Y éste es el orden que, precisamente, sigue Cervantes. En el prólogo a la primera parte del Quijote llama a la Biblia por tres veces “Divina Escritura”, repitiendo el mismo calificativo en otras partes de su novela. Y esto no lo hace a tientas y a ciegas. El Padre Antolín dice que “el epíteto de divina aplicado a la Sagrada Escritura no es en Cervantes un calificativo cualquiera ni tiene fuerza de simple superlativo, y es llamada así no sólo por su contenido doctrinal en relación con el fin sobrenatural del hombre, sino muy particular y específicamente por la razón de que su autor Principal es el mismo Dios.” (3)
Cuando Cervantes reconoce la Sagrada Escritura como divina la está reconociendo como revelación escrita de Dios. Muchas y muy diferentes son las maneras que Dios tiene de darse a conocer al hombre, pero creemos que, después de la revelación de sí mismo en la persona de su Hijo, la más principal e importante es la Biblia. Su revelación escrita. En la Biblia Dios se nos da a conocer de una forma sencilla y admirable, sin vanos discursos en su tarjeta de presentación, sin decirnos de dónde viene ni dónde existía antes que los mundos fuesen. Con un contundente: “En el principio... Dios ...”, el autor inspirado nos introduce en el conocimiento de ese Ser personal, Infinito, Increado, Todopoderoso, Todosuficiente Mente Universal. Lo hace sin rodeos, sin preámbulos. ¿Para qué? Es suficiente con que Dios exista. Lo demás no nos importa. A la fe no interesa para nada saber desde cuándo existe, ni por qué existe, ni hasta cuándo ha de existir. Inmediatamente Dios entra en nuestra historia, nos pone en conocimiento de verdades que nos incumben, elevando nuestra alma hacia lo sobrenatural y eterno, tratando de hacernos comprender de mil maneras distintas la grandeza de su amor.
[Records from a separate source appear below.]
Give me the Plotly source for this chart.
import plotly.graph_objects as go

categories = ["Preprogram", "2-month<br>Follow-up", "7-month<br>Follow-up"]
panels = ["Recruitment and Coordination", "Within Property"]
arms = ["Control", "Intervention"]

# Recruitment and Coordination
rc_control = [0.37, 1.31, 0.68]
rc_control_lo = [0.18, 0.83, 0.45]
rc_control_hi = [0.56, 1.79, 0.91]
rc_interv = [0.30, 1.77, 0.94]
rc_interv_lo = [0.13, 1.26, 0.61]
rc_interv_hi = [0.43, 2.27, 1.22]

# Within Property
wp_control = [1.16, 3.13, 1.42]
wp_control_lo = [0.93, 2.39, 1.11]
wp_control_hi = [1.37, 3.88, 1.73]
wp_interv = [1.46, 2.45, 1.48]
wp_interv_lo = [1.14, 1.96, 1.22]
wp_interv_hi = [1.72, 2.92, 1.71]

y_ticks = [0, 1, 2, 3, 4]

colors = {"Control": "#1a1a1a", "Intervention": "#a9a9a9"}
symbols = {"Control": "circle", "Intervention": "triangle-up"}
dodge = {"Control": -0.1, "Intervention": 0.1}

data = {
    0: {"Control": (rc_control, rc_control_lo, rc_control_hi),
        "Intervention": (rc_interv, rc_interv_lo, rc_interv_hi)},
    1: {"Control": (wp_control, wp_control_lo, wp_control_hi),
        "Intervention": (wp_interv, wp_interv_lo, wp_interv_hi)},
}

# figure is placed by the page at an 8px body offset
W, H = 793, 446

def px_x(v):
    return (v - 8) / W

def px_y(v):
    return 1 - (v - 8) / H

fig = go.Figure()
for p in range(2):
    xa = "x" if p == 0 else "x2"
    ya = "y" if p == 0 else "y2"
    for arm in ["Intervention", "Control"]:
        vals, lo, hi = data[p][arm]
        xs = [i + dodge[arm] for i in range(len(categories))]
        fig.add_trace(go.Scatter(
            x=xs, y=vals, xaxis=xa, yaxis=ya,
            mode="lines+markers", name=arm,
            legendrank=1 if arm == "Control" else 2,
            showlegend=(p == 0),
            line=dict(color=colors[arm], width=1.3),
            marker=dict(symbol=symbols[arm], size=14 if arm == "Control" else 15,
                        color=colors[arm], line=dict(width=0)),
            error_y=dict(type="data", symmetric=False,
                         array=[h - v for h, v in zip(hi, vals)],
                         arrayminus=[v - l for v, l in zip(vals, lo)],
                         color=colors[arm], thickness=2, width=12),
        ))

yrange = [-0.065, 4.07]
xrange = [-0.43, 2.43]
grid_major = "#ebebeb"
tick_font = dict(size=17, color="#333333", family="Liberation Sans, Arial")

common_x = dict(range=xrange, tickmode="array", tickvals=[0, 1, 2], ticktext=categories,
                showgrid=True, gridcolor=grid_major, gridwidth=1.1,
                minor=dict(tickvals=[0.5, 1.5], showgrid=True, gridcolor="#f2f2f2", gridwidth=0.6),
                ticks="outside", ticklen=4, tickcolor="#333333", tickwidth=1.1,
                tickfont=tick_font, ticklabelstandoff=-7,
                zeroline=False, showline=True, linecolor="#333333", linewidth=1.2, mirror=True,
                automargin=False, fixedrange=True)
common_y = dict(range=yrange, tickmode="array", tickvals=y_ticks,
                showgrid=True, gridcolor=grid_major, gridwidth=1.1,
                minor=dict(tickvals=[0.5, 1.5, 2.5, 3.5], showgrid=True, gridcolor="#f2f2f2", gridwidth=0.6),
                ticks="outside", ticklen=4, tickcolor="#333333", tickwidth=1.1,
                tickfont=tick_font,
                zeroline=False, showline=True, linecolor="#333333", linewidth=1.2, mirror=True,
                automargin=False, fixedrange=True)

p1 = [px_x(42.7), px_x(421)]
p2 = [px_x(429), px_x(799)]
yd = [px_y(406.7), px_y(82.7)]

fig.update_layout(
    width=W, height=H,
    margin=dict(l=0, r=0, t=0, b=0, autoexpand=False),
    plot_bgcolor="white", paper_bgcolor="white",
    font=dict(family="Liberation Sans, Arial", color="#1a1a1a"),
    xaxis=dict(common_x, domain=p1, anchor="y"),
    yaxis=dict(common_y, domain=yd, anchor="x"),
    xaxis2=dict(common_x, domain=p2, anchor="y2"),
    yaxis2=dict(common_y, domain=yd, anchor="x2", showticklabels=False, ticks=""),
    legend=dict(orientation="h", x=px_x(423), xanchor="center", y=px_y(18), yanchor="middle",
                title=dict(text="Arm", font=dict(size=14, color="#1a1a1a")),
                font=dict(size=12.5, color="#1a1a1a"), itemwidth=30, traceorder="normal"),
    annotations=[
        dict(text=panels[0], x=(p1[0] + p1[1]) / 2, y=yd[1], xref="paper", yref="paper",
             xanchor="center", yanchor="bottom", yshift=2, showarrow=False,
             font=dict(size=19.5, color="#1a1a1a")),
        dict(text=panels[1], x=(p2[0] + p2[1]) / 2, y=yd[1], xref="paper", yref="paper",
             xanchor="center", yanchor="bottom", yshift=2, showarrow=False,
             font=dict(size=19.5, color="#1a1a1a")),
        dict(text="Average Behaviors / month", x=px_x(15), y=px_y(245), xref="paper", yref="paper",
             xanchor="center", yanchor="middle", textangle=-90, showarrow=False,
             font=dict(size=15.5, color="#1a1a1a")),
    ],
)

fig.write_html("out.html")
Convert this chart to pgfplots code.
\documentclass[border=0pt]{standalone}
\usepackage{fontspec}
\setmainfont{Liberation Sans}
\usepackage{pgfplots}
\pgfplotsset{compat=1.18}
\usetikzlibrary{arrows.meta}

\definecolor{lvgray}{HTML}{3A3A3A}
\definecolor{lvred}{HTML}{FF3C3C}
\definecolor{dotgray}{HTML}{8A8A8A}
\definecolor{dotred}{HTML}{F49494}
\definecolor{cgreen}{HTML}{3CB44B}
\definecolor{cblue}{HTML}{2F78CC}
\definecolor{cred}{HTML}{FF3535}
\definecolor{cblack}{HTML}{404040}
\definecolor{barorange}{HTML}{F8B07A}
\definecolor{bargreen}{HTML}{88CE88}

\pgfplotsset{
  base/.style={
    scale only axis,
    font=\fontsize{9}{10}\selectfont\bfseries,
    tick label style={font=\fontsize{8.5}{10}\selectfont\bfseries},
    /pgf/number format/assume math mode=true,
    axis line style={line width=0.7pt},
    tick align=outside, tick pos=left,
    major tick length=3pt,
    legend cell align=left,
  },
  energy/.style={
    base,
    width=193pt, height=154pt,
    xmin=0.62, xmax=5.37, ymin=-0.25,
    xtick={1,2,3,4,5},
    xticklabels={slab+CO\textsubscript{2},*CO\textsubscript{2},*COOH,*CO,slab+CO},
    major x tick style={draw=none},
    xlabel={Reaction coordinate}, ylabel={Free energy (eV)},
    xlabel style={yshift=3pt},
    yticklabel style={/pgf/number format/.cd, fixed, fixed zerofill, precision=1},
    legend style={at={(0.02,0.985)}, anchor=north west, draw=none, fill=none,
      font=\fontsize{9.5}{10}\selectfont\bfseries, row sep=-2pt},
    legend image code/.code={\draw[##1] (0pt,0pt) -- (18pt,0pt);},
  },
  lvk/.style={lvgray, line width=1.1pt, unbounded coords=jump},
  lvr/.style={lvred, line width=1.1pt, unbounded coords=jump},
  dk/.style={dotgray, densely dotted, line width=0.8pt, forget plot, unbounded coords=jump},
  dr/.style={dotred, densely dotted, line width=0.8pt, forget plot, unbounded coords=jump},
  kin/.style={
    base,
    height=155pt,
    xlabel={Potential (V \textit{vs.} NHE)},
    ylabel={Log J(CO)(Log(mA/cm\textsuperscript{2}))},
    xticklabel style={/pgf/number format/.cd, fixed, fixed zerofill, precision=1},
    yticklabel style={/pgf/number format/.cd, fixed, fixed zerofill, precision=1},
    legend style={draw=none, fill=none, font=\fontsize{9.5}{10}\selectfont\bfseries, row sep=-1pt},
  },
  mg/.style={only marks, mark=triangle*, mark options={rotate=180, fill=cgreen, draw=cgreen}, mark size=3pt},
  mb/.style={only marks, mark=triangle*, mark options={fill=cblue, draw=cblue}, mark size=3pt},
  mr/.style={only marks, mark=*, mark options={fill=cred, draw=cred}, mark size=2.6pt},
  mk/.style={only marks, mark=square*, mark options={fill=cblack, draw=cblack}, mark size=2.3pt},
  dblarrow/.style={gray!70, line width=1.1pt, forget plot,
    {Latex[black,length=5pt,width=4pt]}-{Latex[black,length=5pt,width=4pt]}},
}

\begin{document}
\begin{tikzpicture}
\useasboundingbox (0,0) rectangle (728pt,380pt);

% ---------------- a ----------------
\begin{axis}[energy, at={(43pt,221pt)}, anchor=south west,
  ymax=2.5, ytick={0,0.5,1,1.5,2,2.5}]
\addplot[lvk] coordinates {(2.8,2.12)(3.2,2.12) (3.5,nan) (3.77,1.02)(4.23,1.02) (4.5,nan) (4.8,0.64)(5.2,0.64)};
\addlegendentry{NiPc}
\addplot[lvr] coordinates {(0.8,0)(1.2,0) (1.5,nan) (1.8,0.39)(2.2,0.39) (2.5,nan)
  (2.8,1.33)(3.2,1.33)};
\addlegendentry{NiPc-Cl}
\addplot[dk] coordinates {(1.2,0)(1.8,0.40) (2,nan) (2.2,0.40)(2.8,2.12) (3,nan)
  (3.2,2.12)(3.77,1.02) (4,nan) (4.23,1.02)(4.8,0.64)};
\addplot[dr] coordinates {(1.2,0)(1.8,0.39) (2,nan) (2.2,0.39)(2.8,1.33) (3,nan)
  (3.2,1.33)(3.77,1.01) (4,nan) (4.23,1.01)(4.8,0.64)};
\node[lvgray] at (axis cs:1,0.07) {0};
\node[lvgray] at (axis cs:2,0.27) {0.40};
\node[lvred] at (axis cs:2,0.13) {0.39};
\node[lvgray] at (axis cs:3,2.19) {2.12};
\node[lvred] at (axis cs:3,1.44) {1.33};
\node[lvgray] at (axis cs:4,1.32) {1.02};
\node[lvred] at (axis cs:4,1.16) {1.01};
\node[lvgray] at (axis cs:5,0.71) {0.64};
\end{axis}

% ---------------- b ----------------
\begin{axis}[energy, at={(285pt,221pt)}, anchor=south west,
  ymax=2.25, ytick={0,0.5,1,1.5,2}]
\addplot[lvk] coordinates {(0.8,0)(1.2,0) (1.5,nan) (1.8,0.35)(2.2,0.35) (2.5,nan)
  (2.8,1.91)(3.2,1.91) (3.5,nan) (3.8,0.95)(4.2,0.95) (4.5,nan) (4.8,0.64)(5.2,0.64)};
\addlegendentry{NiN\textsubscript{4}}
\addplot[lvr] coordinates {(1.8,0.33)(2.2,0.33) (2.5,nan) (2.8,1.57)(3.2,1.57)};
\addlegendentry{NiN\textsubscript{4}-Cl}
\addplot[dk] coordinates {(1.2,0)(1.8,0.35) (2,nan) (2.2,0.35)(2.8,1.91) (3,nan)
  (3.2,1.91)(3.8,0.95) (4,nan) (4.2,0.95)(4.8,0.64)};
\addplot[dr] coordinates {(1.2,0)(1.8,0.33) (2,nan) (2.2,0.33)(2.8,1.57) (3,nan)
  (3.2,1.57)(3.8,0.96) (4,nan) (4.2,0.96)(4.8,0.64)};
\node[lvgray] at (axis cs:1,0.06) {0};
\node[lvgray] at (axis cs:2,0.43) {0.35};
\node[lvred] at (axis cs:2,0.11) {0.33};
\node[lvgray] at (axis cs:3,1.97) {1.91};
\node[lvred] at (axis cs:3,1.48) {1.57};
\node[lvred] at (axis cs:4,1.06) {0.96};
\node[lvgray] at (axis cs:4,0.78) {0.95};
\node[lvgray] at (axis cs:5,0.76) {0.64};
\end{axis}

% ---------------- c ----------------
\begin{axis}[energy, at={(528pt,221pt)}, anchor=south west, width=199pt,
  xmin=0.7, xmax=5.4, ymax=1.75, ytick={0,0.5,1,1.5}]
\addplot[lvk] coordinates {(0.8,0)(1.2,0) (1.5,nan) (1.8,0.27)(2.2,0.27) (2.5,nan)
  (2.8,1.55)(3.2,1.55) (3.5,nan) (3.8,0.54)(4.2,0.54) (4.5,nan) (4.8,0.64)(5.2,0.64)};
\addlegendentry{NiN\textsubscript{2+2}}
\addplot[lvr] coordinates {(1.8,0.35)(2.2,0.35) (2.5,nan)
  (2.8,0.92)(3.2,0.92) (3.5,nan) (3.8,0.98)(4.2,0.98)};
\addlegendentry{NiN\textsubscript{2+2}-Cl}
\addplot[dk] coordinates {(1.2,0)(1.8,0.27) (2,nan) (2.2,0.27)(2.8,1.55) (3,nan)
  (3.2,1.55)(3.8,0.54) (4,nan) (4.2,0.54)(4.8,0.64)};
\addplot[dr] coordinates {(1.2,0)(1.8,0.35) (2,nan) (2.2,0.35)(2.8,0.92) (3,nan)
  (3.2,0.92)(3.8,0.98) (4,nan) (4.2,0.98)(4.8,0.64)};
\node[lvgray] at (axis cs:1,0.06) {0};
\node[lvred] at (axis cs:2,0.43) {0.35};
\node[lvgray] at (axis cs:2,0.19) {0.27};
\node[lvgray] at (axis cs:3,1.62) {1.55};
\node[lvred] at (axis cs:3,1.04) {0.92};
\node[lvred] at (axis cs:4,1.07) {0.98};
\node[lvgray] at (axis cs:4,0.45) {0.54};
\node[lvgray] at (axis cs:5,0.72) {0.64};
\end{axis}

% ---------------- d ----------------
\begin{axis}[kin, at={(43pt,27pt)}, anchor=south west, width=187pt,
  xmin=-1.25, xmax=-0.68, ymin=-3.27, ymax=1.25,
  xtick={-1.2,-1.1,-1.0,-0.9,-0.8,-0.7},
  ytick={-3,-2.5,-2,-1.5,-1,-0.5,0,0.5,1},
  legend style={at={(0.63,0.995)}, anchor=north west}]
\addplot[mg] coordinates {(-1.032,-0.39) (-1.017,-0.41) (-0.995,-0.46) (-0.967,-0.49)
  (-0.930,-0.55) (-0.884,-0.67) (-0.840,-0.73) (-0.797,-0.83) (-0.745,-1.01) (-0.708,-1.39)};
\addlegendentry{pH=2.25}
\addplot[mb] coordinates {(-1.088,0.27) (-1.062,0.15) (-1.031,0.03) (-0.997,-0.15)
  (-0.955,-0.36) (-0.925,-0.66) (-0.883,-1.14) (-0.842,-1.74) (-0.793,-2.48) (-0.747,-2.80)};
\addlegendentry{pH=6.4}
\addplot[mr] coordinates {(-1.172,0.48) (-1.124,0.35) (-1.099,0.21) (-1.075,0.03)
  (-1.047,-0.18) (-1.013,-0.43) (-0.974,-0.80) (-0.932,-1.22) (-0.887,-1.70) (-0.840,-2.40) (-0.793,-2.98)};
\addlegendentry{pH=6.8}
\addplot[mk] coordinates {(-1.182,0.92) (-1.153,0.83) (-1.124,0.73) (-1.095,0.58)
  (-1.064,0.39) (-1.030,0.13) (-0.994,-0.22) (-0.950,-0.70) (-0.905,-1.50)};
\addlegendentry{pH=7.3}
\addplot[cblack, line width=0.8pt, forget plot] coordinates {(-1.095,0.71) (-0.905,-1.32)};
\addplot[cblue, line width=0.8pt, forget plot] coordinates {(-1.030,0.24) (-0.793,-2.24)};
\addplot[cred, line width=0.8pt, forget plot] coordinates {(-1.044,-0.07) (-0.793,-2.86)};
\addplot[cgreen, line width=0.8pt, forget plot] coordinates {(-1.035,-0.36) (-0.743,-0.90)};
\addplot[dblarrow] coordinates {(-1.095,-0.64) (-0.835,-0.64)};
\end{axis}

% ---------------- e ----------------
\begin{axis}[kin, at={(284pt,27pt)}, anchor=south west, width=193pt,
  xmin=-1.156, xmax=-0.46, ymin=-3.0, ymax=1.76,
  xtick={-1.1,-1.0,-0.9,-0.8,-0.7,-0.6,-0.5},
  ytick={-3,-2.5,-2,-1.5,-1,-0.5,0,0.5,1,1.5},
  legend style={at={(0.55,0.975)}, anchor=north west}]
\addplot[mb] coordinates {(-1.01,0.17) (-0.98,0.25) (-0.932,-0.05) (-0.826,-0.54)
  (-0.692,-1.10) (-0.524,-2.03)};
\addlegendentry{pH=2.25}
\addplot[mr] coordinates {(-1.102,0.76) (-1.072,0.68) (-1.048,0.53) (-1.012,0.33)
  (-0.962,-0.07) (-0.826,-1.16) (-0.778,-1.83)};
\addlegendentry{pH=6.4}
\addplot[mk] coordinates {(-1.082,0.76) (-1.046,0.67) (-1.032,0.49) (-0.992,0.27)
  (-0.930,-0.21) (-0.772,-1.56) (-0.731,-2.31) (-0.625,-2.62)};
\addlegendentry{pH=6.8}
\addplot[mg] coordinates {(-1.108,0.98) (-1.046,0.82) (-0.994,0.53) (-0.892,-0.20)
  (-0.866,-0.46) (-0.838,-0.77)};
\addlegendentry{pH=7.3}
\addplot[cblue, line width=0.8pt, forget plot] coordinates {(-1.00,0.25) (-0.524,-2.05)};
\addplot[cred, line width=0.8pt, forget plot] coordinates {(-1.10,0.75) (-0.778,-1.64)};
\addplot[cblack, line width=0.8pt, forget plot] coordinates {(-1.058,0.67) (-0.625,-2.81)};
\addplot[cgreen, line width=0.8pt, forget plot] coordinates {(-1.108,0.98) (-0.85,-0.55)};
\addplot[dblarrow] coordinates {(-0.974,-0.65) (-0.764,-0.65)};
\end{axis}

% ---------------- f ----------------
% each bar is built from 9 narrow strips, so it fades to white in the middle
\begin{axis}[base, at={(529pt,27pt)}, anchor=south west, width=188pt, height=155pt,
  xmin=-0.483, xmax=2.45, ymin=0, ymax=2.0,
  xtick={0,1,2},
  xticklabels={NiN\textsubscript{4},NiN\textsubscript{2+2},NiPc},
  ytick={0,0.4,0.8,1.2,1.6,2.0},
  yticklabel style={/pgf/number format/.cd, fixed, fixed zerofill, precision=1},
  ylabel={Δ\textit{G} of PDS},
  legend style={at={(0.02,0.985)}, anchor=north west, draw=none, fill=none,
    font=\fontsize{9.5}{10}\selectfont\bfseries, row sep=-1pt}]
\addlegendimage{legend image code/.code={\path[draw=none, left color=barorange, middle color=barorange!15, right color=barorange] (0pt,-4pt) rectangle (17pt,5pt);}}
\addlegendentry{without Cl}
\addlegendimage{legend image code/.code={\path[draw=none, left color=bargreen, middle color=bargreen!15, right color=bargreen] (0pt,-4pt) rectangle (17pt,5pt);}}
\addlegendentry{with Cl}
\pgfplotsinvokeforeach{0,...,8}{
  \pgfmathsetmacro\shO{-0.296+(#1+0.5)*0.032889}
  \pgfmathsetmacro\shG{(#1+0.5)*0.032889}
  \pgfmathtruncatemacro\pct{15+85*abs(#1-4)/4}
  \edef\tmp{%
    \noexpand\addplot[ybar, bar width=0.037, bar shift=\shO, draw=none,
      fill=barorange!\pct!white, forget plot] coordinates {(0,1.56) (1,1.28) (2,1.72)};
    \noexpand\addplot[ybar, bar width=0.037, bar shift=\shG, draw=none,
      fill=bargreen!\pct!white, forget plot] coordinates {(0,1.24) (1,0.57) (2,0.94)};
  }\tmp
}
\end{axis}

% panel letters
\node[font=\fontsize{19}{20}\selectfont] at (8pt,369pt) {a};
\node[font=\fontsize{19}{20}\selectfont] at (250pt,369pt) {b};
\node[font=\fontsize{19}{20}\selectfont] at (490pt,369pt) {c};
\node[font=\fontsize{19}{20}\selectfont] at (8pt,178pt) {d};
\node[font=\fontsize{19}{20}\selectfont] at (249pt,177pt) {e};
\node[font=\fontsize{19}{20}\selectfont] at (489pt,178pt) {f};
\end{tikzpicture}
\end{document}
Y todo eso lo hace Dios sirviéndose de instrumentos humanos, quienes, bajo la inspiración del Santo Espíritu, van transmitiéndonos fielmente los mensajes de Dios, según lo van percibiendo ellos mismos en lo más íntimo de su naturaleza espiritual. En el curso de este proceso, Dios no anula la personalidad humana del escritor sagrado, pero tampoco se sirve de ella. Sin ser un autómata, éste escribe independiente de su voluntad y contra ella en ocasiones, impulsado desde dentro por una fuerza misteriosa, superior en potencia a sus propias determinaciones. Así nos lo enseña el apóstol San Pedro. Hablando de los escritos del Antiguo Testamento dice que “la profecía no ha sido en los tiempos pasados proferida por humana voluntad, antes bien, movidos del Espíritu Santo, hablaron como hombres de Dios” (2ª de San Pedro 1: 20).
(1) Américo Castro, “El Pensamiento de Cervantes”, Madrid 1925, página 254.
(2) Luis Astrana Marín, “Estudio crítico a la edición IV Centenario”, página 40.
(3) Teófilo Antolín, artículo citado.